_What the exercise asks_
Repeat the lines below exactly as they appear, but leave out the images.

_Source material_
= = = = = = =

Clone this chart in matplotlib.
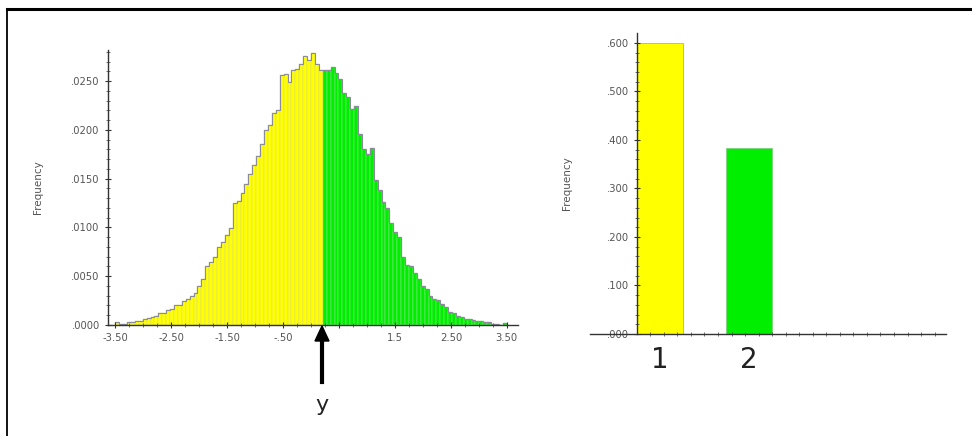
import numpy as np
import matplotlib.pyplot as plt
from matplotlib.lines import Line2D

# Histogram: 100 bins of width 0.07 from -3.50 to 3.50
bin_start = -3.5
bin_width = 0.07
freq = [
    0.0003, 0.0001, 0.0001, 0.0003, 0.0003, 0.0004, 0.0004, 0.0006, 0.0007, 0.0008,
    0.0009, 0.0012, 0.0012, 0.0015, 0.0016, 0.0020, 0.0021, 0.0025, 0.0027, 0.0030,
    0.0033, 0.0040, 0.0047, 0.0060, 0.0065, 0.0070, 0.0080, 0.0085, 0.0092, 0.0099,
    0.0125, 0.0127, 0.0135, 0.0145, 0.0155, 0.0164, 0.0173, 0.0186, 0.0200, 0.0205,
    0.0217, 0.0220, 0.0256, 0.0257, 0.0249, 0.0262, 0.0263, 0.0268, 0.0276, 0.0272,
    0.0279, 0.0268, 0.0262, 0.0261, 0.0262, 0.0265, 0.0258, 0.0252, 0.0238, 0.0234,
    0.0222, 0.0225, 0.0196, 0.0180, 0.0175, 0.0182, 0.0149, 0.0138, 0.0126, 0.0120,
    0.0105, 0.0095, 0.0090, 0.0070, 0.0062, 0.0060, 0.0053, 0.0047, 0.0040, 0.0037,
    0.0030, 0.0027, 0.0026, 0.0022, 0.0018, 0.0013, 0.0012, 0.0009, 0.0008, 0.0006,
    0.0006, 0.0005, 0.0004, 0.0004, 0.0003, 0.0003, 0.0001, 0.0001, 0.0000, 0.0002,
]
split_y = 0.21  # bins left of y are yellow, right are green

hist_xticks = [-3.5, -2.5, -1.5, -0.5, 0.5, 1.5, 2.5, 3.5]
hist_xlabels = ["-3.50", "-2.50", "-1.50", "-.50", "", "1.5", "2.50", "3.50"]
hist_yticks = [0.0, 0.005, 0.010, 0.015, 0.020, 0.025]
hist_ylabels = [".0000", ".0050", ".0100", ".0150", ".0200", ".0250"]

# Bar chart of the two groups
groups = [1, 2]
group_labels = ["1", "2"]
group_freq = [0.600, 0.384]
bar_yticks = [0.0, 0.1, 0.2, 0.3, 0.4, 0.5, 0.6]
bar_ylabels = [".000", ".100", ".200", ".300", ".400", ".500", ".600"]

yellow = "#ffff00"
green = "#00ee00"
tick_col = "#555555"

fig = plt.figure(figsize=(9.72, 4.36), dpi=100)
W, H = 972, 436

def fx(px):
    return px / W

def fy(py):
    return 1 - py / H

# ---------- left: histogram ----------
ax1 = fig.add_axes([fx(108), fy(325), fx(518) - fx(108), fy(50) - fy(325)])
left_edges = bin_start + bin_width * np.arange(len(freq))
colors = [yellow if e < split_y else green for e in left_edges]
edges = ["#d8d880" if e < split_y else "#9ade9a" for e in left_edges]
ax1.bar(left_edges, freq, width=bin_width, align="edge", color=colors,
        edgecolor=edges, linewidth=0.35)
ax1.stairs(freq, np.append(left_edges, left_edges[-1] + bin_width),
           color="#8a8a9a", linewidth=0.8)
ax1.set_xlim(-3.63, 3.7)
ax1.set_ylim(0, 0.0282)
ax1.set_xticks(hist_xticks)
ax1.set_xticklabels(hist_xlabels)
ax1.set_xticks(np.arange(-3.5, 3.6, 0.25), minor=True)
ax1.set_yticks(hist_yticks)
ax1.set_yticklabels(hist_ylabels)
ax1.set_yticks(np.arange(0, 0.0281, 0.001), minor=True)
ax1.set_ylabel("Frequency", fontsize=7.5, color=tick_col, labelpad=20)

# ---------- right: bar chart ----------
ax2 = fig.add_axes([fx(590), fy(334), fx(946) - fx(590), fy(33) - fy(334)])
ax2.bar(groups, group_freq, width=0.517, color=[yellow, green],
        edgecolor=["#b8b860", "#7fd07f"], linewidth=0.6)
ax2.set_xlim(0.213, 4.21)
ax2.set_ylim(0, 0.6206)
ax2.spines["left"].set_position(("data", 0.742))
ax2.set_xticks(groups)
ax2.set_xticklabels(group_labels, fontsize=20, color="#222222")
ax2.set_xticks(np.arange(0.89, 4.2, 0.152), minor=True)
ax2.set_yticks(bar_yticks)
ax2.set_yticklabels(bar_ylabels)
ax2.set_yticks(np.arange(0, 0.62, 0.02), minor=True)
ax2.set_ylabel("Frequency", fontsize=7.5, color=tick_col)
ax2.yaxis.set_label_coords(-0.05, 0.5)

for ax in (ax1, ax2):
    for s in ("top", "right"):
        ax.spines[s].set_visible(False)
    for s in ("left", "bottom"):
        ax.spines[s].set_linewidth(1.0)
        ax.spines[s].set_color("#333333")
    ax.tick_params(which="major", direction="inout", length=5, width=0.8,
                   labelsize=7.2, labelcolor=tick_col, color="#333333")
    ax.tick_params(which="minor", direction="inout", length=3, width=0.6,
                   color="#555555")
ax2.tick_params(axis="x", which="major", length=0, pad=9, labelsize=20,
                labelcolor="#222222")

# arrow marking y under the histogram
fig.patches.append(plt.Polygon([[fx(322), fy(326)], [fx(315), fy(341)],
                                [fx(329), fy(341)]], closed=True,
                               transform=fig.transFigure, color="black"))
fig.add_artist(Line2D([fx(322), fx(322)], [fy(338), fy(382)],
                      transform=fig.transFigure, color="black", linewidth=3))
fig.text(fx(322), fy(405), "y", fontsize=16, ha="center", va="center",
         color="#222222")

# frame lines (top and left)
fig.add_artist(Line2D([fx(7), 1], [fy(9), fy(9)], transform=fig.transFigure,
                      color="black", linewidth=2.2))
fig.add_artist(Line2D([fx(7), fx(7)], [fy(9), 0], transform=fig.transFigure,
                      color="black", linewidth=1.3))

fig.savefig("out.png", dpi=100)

= = = = = = =

_Expected answer_
Clone this chart in matplotlib.
import numpy as np
import matplotlib.pyplot as plt
from matplotlib.lines import Line2D

# Histogram: 100 bins of width 0.07 from -3.50 to 3.50
bin_start = -3.5
bin_width = 0.07
freq = [
    0.0003, 0.0001, 0.0001, 0.0003, 0.0003, 0.0004, 0.0004, 0.0006, 0.0007, 0.0008,
    0.0009, 0.0012, 0.0012, 0.0015, 0.0016, 0.0020, 0.0021, 0.0025, 0.0027, 0.0030,
    0.0033, 0.0040, 0.0047, 0.0060, 0.0065, 0.0070, 0.0080, 0.0085, 0.0092, 0.0099,
    0.0125, 0.0127, 0.0135, 0.0145, 0.0155, 0.0164, 0.0173, 0.0186, 0.0200, 0.0205,
    0.0217, 0.0220, 0.0256, 0.0257, 0.0249, 0.0262, 0.0263, 0.0268, 0.0276, 0.0272,
    0.0279, 0.0268, 0.0262, 0.0261, 0.0262, 0.0265, 0.0258, 0.0252, 0.0238, 0.0234,
    0.0222, 0.0225, 0.0196, 0.0180, 0.0175, 0.0182, 0.0149, 0.0138, 0.0126, 0.0120,
    0.0105, 0.0095, 0.0090, 0.0070, 0.0062, 0.0060, 0.0053, 0.0047, 0.0040, 0.0037,
    0.0030, 0.0027, 0.0026, 0.0022, 0.0018, 0.0013, 0.0012, 0.0009, 0.0008, 0.0006,
    0.0006, 0.0005, 0.0004, 0.0004, 0.0003, 0.0003, 0.0001, 0.0001, 0.0000, 0.0002,
]
split_y = 0.21  # bins left of y are yellow, right are green

hist_xticks = [-3.5, -2.5, -1.5, -0.5, 0.5, 1.5, 2.5, 3.5]
hist_xlabels = ["-3.50", "-2.50", "-1.50", "-.50", "", "1.5", "2.50", "3.50"]
hist_yticks = [0.0, 0.005, 0.010, 0.015, 0.020, 0.025]
hist_ylabels = [".0000", ".0050", ".0100", ".0150", ".0200", ".0250"]

# Bar chart of the two groups
groups = [1, 2]
group_labels = ["1", "2"]
group_freq = [0.600, 0.384]
bar_yticks = [0.0, 0.1, 0.2, 0.3, 0.4, 0.5, 0.6]
bar_ylabels = [".000", ".100", ".200", ".300", ".400", ".500", ".600"]

yellow = "#ffff00"
green = "#00ee00"
tick_col = "#555555"

fig = plt.figure(figsize=(9.72, 4.36), dpi=100)
W, H = 972, 436

def fx(px):
    return px / W

def fy(py):
    return 1 - py / H

# ---------- left: histogram ----------
ax1 = fig.add_axes([fx(108), fy(325), fx(518) - fx(108), fy(50) - fy(325)])
left_edges = bin_start + bin_width * np.arange(len(freq))
colors = [yellow if e < split_y else green for e in left_edges]
edges = ["#d8d880" if e < split_y else "#9ade9a" for e in left_edges]
ax1.bar(left_edges, freq, width=bin_width, align="edge", color=colors,
        edgecolor=edges, linewidth=0.35)
ax1.stairs(freq, np.append(left_edges, left_edges[-1] + bin_width),
           color="#8a8a9a", linewidth=0.8)
ax1.set_xlim(-3.63, 3.7)
ax1.set_ylim(0, 0.0282)
ax1.set_xticks(hist_xticks)
ax1.set_xticklabels(hist_xlabels)
ax1.set_xticks(np.arange(-3.5, 3.6, 0.25), minor=True)
ax1.set_yticks(hist_yticks)
ax1.set_yticklabels(hist_ylabels)
ax1.set_yticks(np.arange(0, 0.0281, 0.001), minor=True)
ax1.set_ylabel("Frequency", fontsize=7.5, color=tick_col, labelpad=20)

# ---------- right: bar chart ----------
ax2 = fig.add_axes([fx(590), fy(334), fx(946) - fx(590), fy(33) - fy(334)])
ax2.bar(groups, group_freq, width=0.517, color=[yellow, green],
        edgecolor=["#b8b860", "#7fd07f"], linewidth=0.6)
ax2.set_xlim(0.213, 4.21)
ax2.set_ylim(0, 0.6206)
ax2.spines["left"].set_position(("data", 0.742))
ax2.set_xticks(groups)
ax2.set_xticklabels(group_labels, fontsize=20, color="#222222")
ax2.set_xticks(np.arange(0.89, 4.2, 0.152), minor=True)
ax2.set_yticks(bar_yticks)
ax2.set_yticklabels(bar_ylabels)
ax2.set_yticks(np.arange(0, 0.62, 0.02), minor=True)
ax2.set_ylabel("Frequency", fontsize=7.5, color=tick_col)
ax2.yaxis.set_label_coords(-0.05, 0.5)

for ax in (ax1, ax2):
    for s in ("top", "right"):
        ax.spines[s].set_visible(False)
    for s in ("left", "bottom"):
        ax.spines[s].set_linewidth(1.0)
        ax.spines[s].set_color("#333333")
    ax.tick_params(which="major", direction="inout", length=5, width=0.8,
                   labelsize=7.2, labelcolor=tick_col, color="#333333")
    ax.tick_params(which="minor", direction="inout", length=3, width=0.6,
                   color="#555555")
ax2.tick_params(axis="x", which="major", length=0, pad=9, labelsize=20,
                labelcolor="#222222")

# arrow marking y under the histogram
fig.patches.append(plt.Polygon([[fx(322), fy(326)], [fx(315), fy(341)],
                                [fx(329), fy(341)]], closed=True,
                               transform=fig.transFigure, color="black"))
fig.add_artist(Line2D([fx(322), fx(322)], [fy(338), fy(382)],
                      transform=fig.transFigure, color="black", linewidth=3))
fig.text(fx(322), fy(405), "y", fontsize=16, ha="center", va="center",
         color="#222222")

# frame lines (top and left)
fig.add_artist(Line2D([fx(7), 1], [fy(9), fy(9)], transform=fig.transFigure,
                      color="black", linewidth=2.2))
fig.add_artist(Line2D([fx(7), fx(7)], [fy(9), 0], transform=fig.transFigure,
                      color="black", linewidth=1.3))

fig.savefig("out.png", dpi=100)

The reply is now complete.